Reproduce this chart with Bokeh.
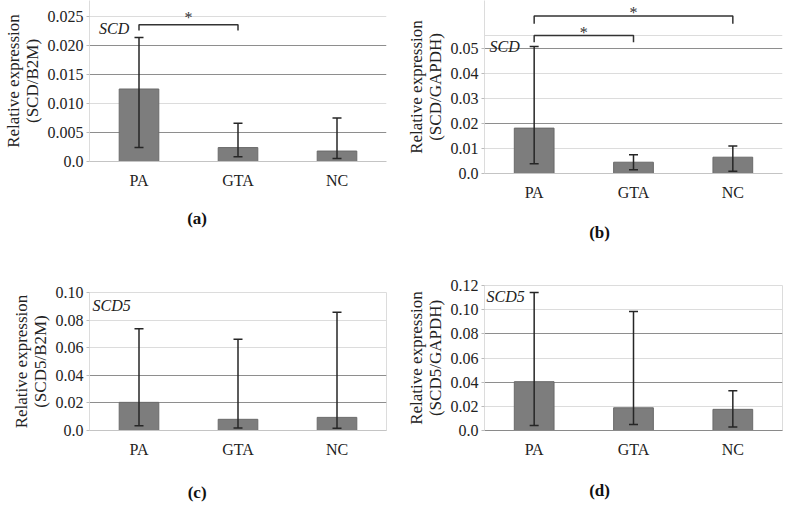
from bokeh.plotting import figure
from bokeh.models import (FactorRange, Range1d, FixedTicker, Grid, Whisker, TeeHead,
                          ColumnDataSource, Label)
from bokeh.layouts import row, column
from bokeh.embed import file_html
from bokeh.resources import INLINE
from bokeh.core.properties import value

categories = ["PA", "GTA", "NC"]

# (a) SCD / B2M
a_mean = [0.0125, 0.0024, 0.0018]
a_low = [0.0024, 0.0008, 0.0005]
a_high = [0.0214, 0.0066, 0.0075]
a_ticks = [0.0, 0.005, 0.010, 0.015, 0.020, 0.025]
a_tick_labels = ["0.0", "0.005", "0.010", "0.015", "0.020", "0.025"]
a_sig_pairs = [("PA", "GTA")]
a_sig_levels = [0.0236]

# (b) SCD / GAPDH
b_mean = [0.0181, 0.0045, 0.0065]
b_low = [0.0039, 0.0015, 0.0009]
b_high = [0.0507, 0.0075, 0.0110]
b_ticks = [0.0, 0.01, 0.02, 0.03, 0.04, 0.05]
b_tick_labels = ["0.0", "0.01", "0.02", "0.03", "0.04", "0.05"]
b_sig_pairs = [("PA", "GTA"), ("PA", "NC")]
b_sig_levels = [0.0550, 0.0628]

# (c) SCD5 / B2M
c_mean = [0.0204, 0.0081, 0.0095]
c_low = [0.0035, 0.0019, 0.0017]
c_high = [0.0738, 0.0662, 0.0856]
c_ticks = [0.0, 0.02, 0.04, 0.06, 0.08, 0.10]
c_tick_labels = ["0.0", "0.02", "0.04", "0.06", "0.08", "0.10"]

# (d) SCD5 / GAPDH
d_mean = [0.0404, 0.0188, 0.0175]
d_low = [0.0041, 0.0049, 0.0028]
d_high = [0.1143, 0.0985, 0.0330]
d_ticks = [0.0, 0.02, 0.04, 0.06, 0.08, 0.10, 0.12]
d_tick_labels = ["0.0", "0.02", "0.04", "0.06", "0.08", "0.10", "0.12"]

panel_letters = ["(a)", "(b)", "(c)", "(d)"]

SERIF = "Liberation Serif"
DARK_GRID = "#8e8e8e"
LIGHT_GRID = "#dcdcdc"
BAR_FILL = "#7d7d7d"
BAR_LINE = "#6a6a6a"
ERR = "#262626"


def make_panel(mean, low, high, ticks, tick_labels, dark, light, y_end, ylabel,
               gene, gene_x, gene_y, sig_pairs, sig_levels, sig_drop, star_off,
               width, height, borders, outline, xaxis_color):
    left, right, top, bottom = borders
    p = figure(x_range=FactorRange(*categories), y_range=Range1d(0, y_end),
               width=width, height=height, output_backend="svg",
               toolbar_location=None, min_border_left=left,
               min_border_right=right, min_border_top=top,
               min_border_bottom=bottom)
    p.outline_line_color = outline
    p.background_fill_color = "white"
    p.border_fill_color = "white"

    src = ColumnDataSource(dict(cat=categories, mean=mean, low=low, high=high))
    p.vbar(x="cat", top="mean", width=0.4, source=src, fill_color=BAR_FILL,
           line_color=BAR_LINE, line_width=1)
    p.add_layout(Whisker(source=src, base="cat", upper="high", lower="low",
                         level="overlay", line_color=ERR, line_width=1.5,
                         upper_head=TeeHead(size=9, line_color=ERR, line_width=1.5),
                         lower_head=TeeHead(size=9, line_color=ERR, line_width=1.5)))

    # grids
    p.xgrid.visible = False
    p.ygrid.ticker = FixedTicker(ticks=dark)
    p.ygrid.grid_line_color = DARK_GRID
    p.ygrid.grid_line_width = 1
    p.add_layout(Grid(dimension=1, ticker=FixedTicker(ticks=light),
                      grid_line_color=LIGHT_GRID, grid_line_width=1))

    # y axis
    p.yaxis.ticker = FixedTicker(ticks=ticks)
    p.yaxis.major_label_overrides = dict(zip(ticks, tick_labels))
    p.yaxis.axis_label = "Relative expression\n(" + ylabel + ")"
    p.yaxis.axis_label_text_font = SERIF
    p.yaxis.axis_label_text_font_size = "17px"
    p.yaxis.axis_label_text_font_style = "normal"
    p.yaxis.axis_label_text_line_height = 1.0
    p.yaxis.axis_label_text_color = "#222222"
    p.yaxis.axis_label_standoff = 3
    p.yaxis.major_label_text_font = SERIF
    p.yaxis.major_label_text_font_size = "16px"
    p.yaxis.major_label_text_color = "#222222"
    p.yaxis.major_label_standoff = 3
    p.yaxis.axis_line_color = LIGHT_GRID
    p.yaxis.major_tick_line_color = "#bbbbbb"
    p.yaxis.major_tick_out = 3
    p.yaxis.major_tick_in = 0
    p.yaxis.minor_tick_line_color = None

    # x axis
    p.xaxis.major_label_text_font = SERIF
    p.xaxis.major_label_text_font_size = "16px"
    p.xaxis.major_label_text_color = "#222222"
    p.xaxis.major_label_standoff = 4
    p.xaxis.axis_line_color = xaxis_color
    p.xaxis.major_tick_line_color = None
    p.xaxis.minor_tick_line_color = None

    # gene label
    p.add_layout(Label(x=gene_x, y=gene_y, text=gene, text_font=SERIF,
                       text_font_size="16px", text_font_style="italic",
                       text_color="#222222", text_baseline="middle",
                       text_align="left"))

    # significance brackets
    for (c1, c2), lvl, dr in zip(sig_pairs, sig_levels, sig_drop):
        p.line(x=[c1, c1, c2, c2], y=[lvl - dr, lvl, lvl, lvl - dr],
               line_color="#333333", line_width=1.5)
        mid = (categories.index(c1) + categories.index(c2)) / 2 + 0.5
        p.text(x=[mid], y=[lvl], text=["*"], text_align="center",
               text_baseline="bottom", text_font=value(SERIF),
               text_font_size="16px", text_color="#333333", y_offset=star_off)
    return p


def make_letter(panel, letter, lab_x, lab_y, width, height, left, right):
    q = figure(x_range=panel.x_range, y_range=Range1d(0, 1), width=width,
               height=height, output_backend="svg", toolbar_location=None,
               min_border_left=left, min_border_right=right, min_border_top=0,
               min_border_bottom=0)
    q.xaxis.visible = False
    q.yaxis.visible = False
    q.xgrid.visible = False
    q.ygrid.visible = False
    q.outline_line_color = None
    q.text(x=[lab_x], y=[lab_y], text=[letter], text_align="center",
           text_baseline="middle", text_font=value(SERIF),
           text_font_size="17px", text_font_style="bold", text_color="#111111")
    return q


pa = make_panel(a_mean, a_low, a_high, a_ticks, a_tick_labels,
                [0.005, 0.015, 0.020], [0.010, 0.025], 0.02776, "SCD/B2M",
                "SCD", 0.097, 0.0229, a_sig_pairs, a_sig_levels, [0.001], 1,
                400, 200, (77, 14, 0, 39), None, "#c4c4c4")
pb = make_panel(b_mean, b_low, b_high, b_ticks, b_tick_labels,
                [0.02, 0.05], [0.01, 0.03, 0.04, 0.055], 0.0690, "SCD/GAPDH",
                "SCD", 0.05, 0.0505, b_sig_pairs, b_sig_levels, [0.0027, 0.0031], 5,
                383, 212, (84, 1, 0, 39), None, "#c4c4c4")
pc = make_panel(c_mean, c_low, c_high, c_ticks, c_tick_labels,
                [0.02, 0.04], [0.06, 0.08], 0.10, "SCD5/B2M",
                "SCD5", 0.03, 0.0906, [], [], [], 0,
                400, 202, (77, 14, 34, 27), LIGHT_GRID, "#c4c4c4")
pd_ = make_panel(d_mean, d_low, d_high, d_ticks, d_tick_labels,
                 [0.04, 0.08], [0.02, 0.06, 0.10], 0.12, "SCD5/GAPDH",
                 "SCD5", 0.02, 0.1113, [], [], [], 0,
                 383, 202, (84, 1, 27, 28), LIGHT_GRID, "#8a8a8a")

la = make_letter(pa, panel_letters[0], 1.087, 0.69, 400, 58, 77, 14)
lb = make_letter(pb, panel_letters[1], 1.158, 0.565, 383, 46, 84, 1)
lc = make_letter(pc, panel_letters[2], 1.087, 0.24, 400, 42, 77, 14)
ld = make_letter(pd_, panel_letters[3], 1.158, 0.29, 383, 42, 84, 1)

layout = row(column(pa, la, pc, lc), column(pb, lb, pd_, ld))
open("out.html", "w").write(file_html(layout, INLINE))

---*---

#### Problem
The lines from the start of the data through the line that contains "b_sig_levels = [0.0550, 0.0628]" are to be returned exactly, please, with both ends included and every picture left out.

#### Output for this exercise
Reproduce this chart with Bokeh.
from bokeh.plotting import figure
from bokeh.models import (FactorRange, Range1d, FixedTicker, Grid, Whisker, TeeHead,
                          ColumnDataSource, Label)
from bokeh.layouts import row, column
from bokeh.embed import file_html
from bokeh.resources import INLINE
from bokeh.core.properties import value

categories = ["PA", "GTA", "NC"]

# (a) SCD / B2M
a_mean = [0.0125, 0.0024, 0.0018]
a_low = [0.0024, 0.0008, 0.0005]
a_high = [0.0214, 0.0066, 0.0075]
a_ticks = [0.0, 0.005, 0.010, 0.015, 0.020, 0.025]
a_tick_labels = ["0.0", "0.005", "0.010", "0.015", "0.020", "0.025"]
a_sig_pairs = [("PA", "GTA")]
a_sig_levels = [0.0236]

# (b) SCD / GAPDH
b_mean = [0.0181, 0.0045, 0.0065]
b_low = [0.0039, 0.0015, 0.0009]
b_high = [0.0507, 0.0075, 0.0110]
b_ticks = [0.0, 0.01, 0.02, 0.03, 0.04, 0.05]
b_tick_labels = ["0.0", "0.01", "0.02", "0.03", "0.04", "0.05"]
b_sig_pairs = [("PA", "GTA"), ("PA", "NC")]
b_sig_levels = [0.0550, 0.0628]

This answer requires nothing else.